Governor Vetoes Multiple Police/Corrections Bills

Governor Hogan issued a veto of four bills passed during the 2021 General Assembly session, calling two of them “Sanctuary” measures, and citing policy concerns with the others.

The Governor’s veto means that the General Assembly must take the bills up at their next convening, and decide whether to vote to override the veto and enact the bills notwithstanding his objections. All but one of the bills passed with the requisite votes to clear that hurdle (meaning if the legislators remain committed to their previous position, the override will pass), but one bill (to decriminalize the possession of various drug paraphernalia) fell short of that supermajority by one vote in its final Senate vote.

From the Governor’s press release, his views on each bill and a link to the formal veto message:

House Bill 16 – Correctional Services – Immigration Detention – Prohibition
House Bill 23 – Personal Information – State and Local Agencies – Restrictions on Access
“Local law enforcement should fully cooperate with federal law enforcement—a principle I have consistently upheld throughout three federal administrations led by presidents from both political parties. Flawed legislation such as this sets a dangerous precedent regarding the state’s commitment to upholding the law and ensuring the safety of our citizens. … As governor, I believe in creating an inclusive and diverse Maryland, which is why our administration has consistently welcomed refugees who the federal government has determined are properly and legally seeking refugee status and have been adequately vetted. By promoting diversity and inclusion for all while upholding our commitment to public safety, Maryland’s approach is consistent with both our laws and our values.” Read the veto message.

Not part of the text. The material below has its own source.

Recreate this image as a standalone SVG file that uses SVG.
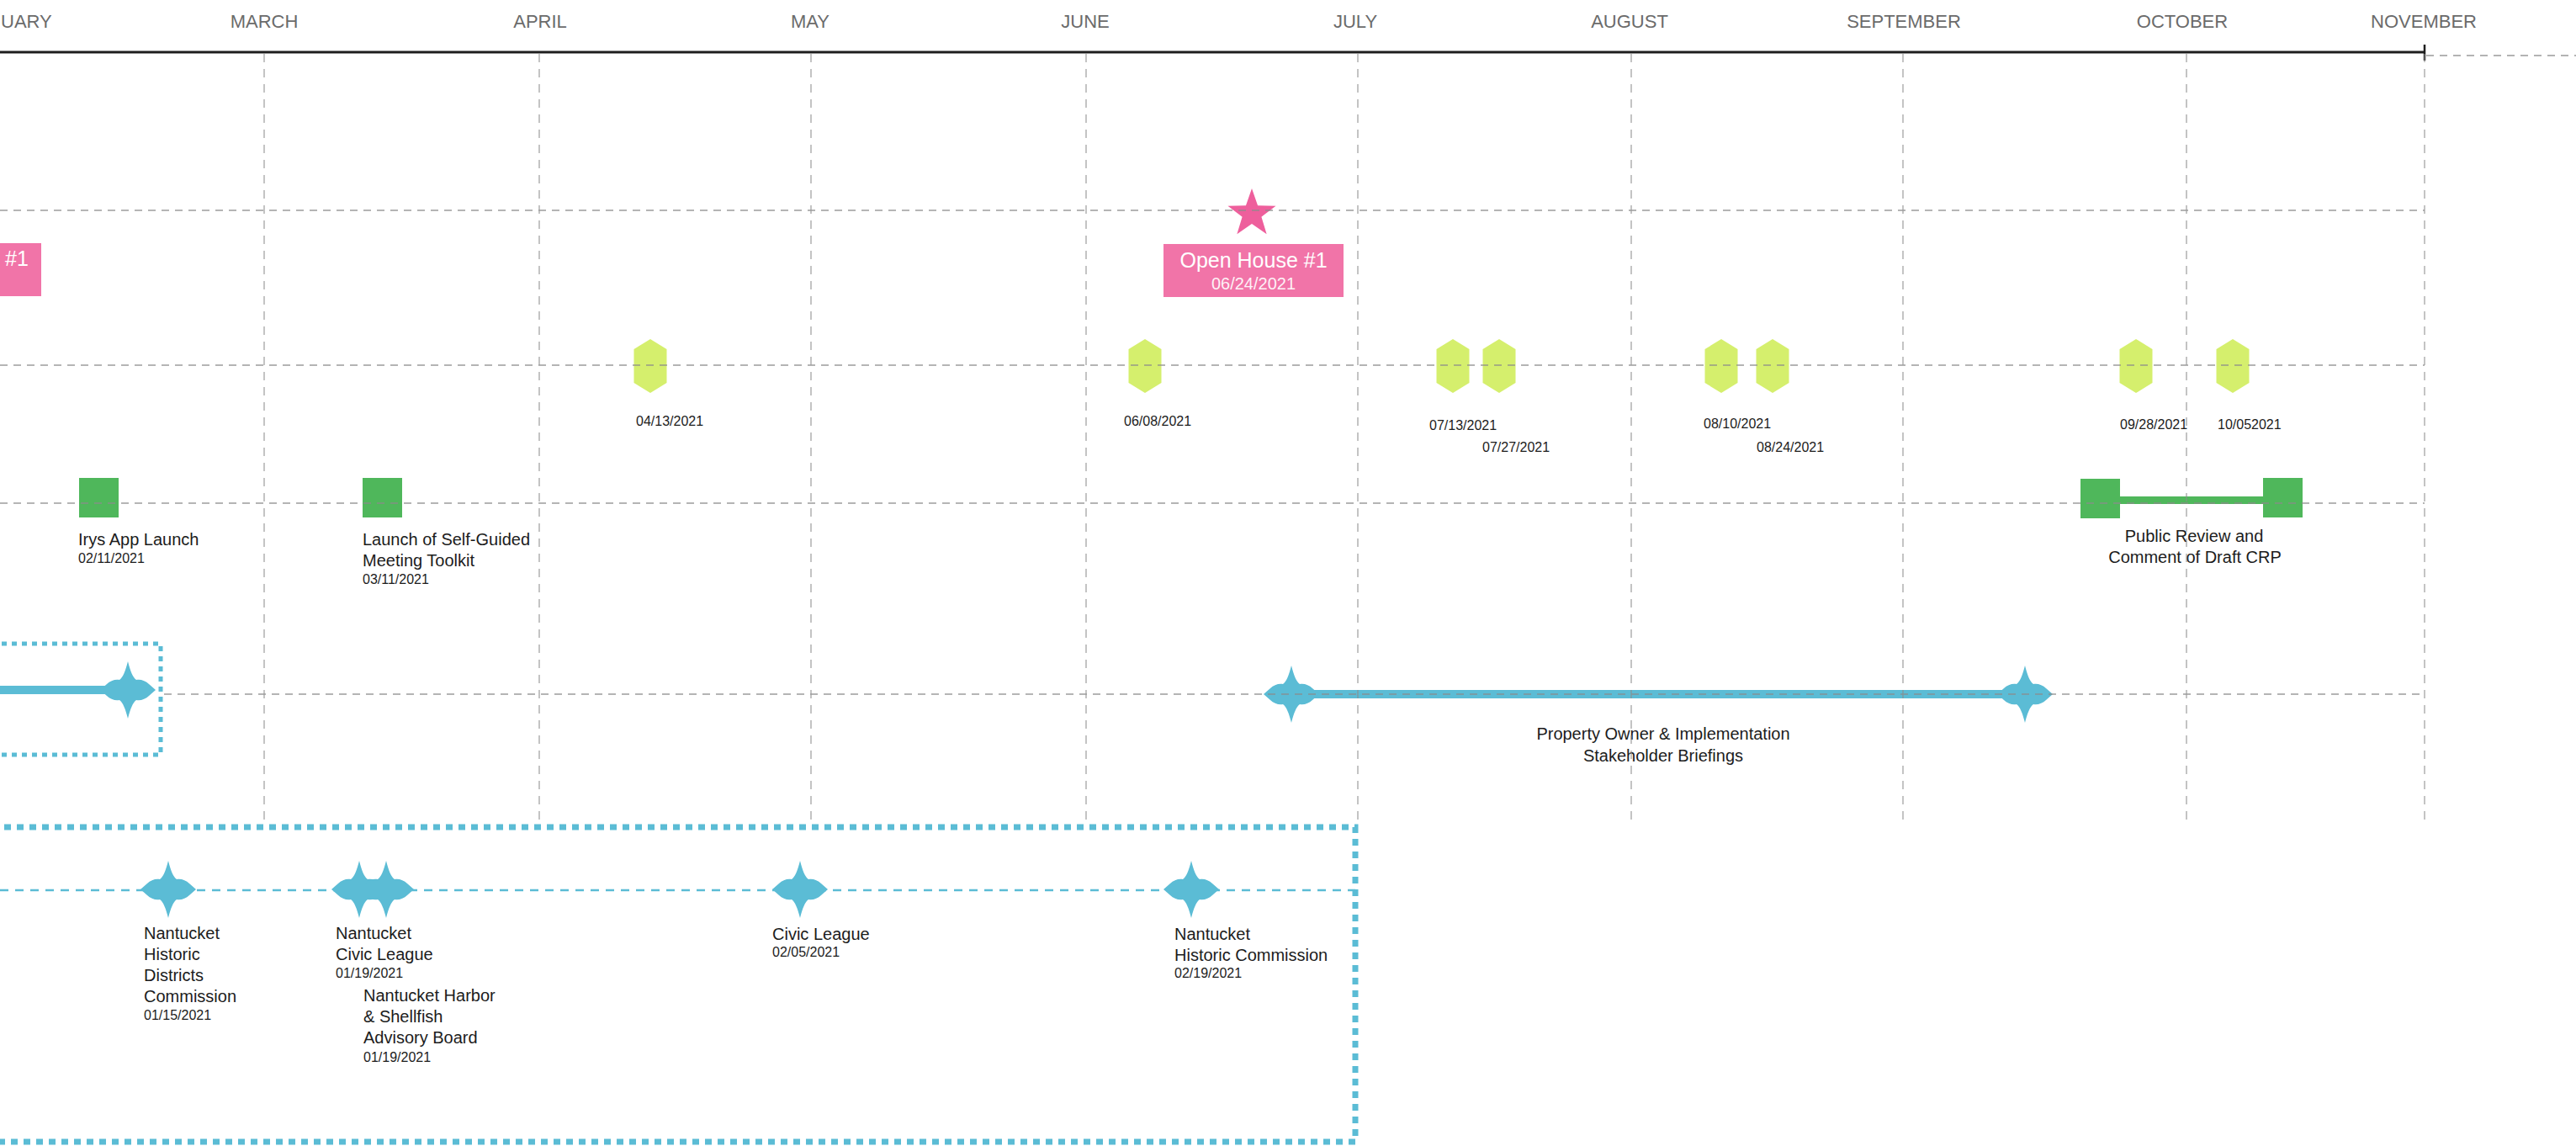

Senate Bill 420 – Criminal Law – Drug Paraphernalia for Administration – Decriminalization
“SB 420 is a dangerous bill that completely erases the illegality of certain controlled dangerous substance paraphernalia by legalizing the delivery, sale, manufacturing, and possession of these dangerous and damaging items. This is an ill-advised policy change that does nothing to remove drug dealers from our streets or reduce opioid-related fatalities, and instead encourages the use and possession of paraphernalia associated with drug use. If enacted, this bill would permit drug dealers to stockpile large quantities of paraphernalia, such as needles and syringes, and sell it to vulnerable individuals suffering from addiction.” Read the veto message.

Senate Bill 202 – Correctional Services – Life Imprisonment – Parole
“As a firm believer in rehabilitative justice, I agree that all individuals serving life sentences with the possibility of parole deserve to be meaningfully considered for parole. I also recognize that each of the crimes that these individuals committed includes a victim and a family that had their lives forever altered by the actions of another. I have an obligation to ensure the safety of all Marylanders, and including the governor in the parole process provides an important check on the Maryland Parole Commission, especially since the individuals who are sent to me for consideration have committed truly horrendous crimes, including first degree murder, rape, and sexual assault.” Read the veto message.

MACo had opposed HB 16, as originally introduced, arguing that the management of local detention facilities should remain a local matter.

More on the local jails matter here from Baltimore Sun coverage:

County governments have been under increasing pressure from residents to end their jail contracts with U.S. Immigration and Customs Enforcement. Howard County Executive Calvin Ball, a Democrat, announced he would end that county’s jail agreement just as the bill gained momentum during the final weeks of the legislative session this spring.

And officials in Worcester County — which has gotten more than half of its jail budget from a federal immigration contract — have said they know the days of such contracts were numbered. More than two dozen jail jobs could be lost there as a result.